The whistleblower claims that President Trump pressured Ukraine’s president, over a call, to dig up dirt on the son of one of his political rivals, Joe Biden. The call was allegedly covered up after the fact. Although the whistleblower alleges a wide scope of things against Mr. Trump, the impeachment inquiry is more narrow and focuses on the call. The President has denied all charges and says impeachment inquiry was started by “deep state” operatives in the government.
As impeachment starts in the House, Democrats were able to begin proceedings. House Republicans unanimously opposed impeachment proceedings and only two democrats switched sides and voted against the impeachment inquiry. On October 31, the House voted to endorse a democratic proposal that will cause future hearings to be public.
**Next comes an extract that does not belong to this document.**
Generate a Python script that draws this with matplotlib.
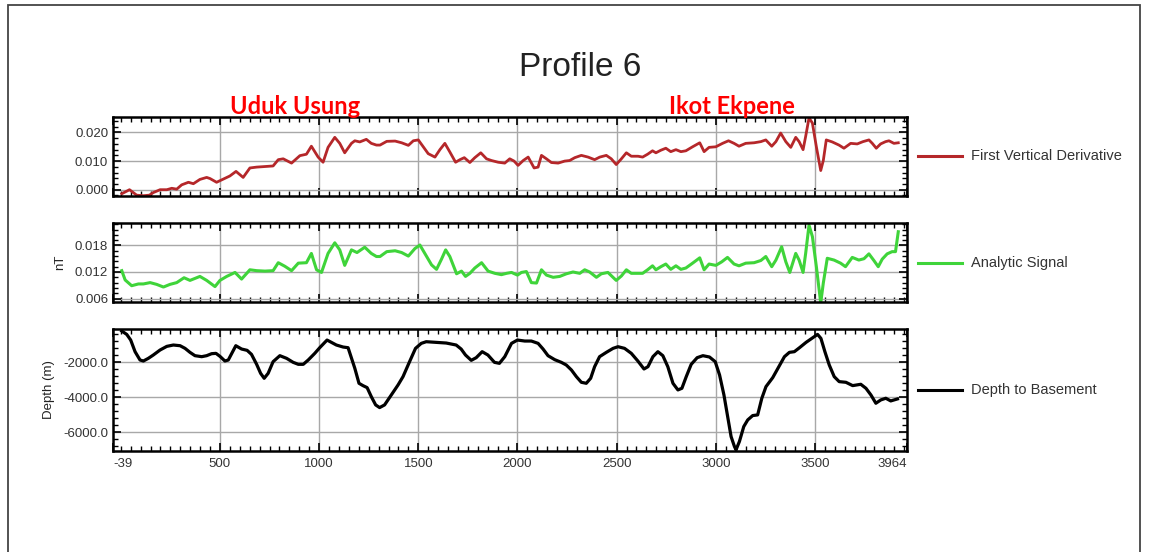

Not only will future hearings be public, but papers used in the inquiry will be publicized. The proposal also allows Trump’s legal team to make a defense. Even as this vote was happening, a top Russia expert on the National Security Council, privately testified that the US ambassador to the European Union told a Ukranian official that US security assistance would not be given until Ukraine began the aforementioned investigations. This vote is the third time in modern US history that the House has taken a vote on impeachment.
A memo that previews President Trump’s defense plan argues that Trump’s mindset is important in terms of the call to the Ukrainian President Volodymyr Zelensky.
Going forward, in the week of November 11, eight witnesses are expected to testify publicly starting Wednesday. Among them are the former National Security Council Director Alexander Vindman, Gordon Sondland, the US ambassador to the European Union, and Kurt Volker, the former special envoy to Ukraine. Two state department officials, George Kent and William B. Taylor Jr., will begin the public testification on Wednesday.